Quand le prétendant habite aussi le village de son épouse

Dans les temps anciens, cela était rare. En règle générale, on ne se mariait pas dans le même village. Quelques rares fois, il arrive qu’un Sénoufo qui a ses origines d’un autre village, mais qui est venu s’installer dans ce village pour diverses raisons, qui travaille là-bas, qui vit là-bas, épouse une fille de ce village sinon le village est un peu comme le clan, on ne se marie pas entre nous dans le même village.

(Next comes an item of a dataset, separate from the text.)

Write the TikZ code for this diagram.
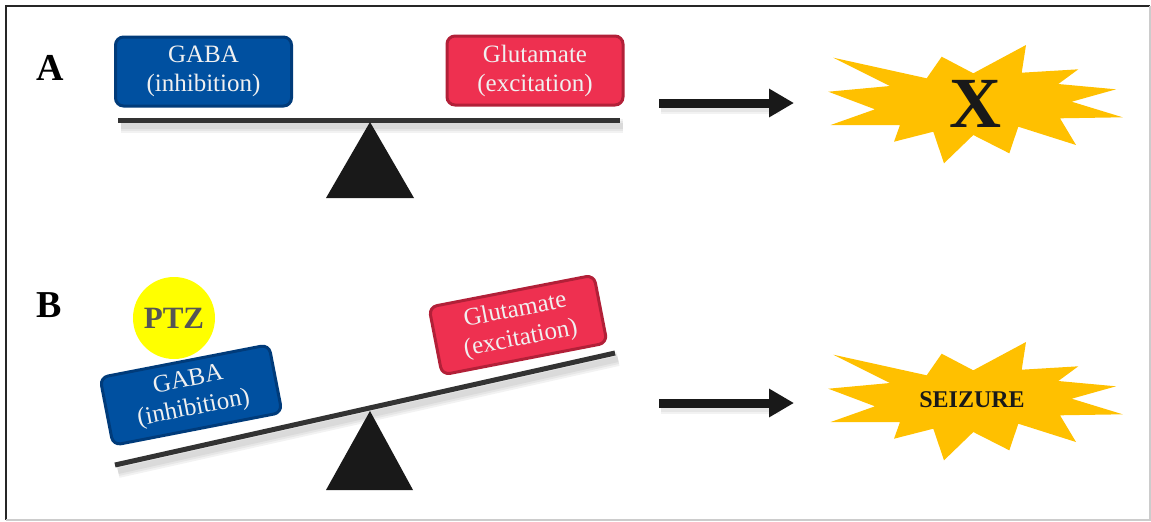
\documentclass[tikz,border=0pt]{standalone}
\usepackage{fontspec}
\setmainfont{Liberation Serif}
\usetikzlibrary{positioning,arrows.meta}
\definecolor{gabablue}{HTML}{0050A0}
\definecolor{gabaedge}{HTML}{003B7A}
\definecolor{glured}{HTML}{EE3050}
\definecolor{gluedge}{HTML}{B22038}
\definecolor{burstyellow}{HTML}{FFC000}
\definecolor{beamgray}{HTML}{333333}
\definecolor{ptzyellow}{HTML}{FFFF00}
\definecolor{ptzgray}{HTML}{555555}

\begin{document}
\begin{tikzpicture}[
x=0.5pt, y=-0.5pt,
box/.style={draw, line width=1.5pt, rounded corners=4pt, align=center, text=white!94!black, minimum width=88pt, minimum height=34.5pt, inner sep=0pt, font=\fontsize{12.5}{14.5}\selectfont},
gaba/.style={box, fill=gabablue, draw=gabaedge},
glu/.style={box, fill=glured, draw=gluedge},
beam/.style={line width=2.5pt, draw=beamgray},
softshadow/.style={line width=#1, draw=black, opacity=0.05},
fulcrum/.style={fill=black!90},
arr/.style={-{Triangle[length=12.5pt,width=13.5pt]}, line width=4.5pt, black!90},
panel/.style={font=\fontsize{19}{19}\selectfont\bfseries},
burstfill/.style={fill=burstyellow},
burst/.pic={\fill[burstfill] (-141.7,-47.3) -- (-48.3,-26.7) -- (-33.3,-48.3) -- (-1.7,-31.7) -- (51,-60) -- (46.7,-32.3) -- (103.3,-35.7) -- (83.3,-21) -- (141,-15.7) -- (96.7,-3.3) -- (147.7,12.3) -- (85,13.3) -- (101,40) -- (43.3,21.7) -- (34.3,48.3) -- (-1.7,30) -- (-31,58.3) -- (-41.7,26.7) -- (-81,36.7) -- (-75,20) -- (-144.3,20) -- (-100,4.3) -- (-146.7,-13.3) -- (-85,-19) -- cycle;}
]
\useasboundingbox (0,0) rectangle (1151,521);
\draw[black!85, line width=1.2pt] (6,520) -- (6,6) -- (1150,6);
\draw[black!20, line width=1pt] (1150,6) -- (1150,520) -- (6,520);

\node[panel] (labA) at (50,68) {A};
\node[panel] (labB) at (49,305) {B};

\coordinate (bA-l) at (118,120);
\coordinate (bA-r) at (620,120);
\foreach \w in {3pt,5pt,7pt}
  \draw[softshadow=\w] ([shift={(3,6)}]bA-l) -- ([shift={(3,6)}]bA-r);
\draw[beam] (bA-l) -- (bA-r);
\fill[fulcrum] (370,122) -- (326,198) -- (414,198) -- cycle;
\node[gaba] (gabaA) at (203.5,71.5) {GABA\\(inhibition)};
\node[glu] (gluA) at (535,70.5) {Glutamate\\(excitation)};

\coordinate (arrA-s) at (659,103);
\coordinate (arrA-e) at (794,103);
\foreach \w in {4pt,6pt}
  \draw[softshadow=\w] ([shift={(2,5)}]arrA-s) -- ([shift={(-14,5)}]arrA-e);
\draw[arr] (arrA-s) -- (arrA-e);
\pic at (975,105) {burst};
\node[font=\fontsize{36}{36}\selectfont\bfseries, text=black!90] (burstA) at (975,104) {X};

\coordinate (bB-l) at (115,465);
\coordinate (bB-r) at (615,353);
\foreach \w in {3pt,5pt,7pt}
  \draw[softshadow=\w] ([shift={(3,6)}]bB-l) -- ([shift={(3,6)}]bB-r);
\draw[beam] (bB-l) -- (bB-r);
\fill[fulcrum] (370,411) -- (326,490) -- (413,490) -- cycle;
\node[circle, fill=ptzyellow, minimum size=41pt, inner sep=0pt, text=ptzgray, font=\fontsize{15.5}{15.5}\selectfont\bfseries] (ptz) at (174,318) {PTZ};
\node[gaba, rotate=11, minimum width=86pt] (gabaB) at (191,395) {GABA\\(inhibition)};
\node[glu, rotate=11, minimum width=84pt] (gluB) at (518,325) {Glutamate\\(excitation)};

\coordinate (arrB-s) at (659,403);
\coordinate (arrB-e) at (794,403);
\foreach \w in {4pt,6pt}
  \draw[softshadow=\w] ([shift={(2,5)}]arrB-s) -- ([shift={(-14,5)}]arrB-e);
\draw[arr] (arrB-s) -- (arrB-e);
\pic at (975,402) {burst};
\node[font=\fontsize{12}{12}\selectfont\bfseries, text=black!90] (burstB) at (972,400) {SEIZURE};
\end{tikzpicture}
\end{document}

Cependant, il existe toujours une exception en tout. Par exemple un chef de canton peut décider de donner sa fille en mariage à un ami qui est dans un autre village. Dans ce cas-là, la jeune fille est conduite dans le village de ce dernier et elle reste avec lui. Ces cas sont rares, et complètement différents, mais il en existe. Il faut préciser qu’ils relèvent souvent d’une promesse. Et comme en général, en pays Sénoufo, comme partout ailleurs dans toute la société traditionnelle, la parole donnée fait acte de loi, alors, elle doit être respectée. Par exemple, un père peut promettre à son ami que si son premier enfant est une fille, il la lui donne en mariage. C’est donc dans ce village que les enfants vont et y restent. Cela est l’équivalent des mariages d’aujourd’hui où les deux prétendants quittent leur père et leur mère pour fonder leur foyer avec leurs enfants.

Conclusion

De notre point de vue, le mariage traditionnel en pays Senoufo Nanfanra est susceptible, tout comme chez tous les peuples de Côte d’Ivoire, de régler tous les problèmes que nous vivons actuellement : la citoyenneté, la nationalité, la Démocratie sur la base des valeurs culturelles.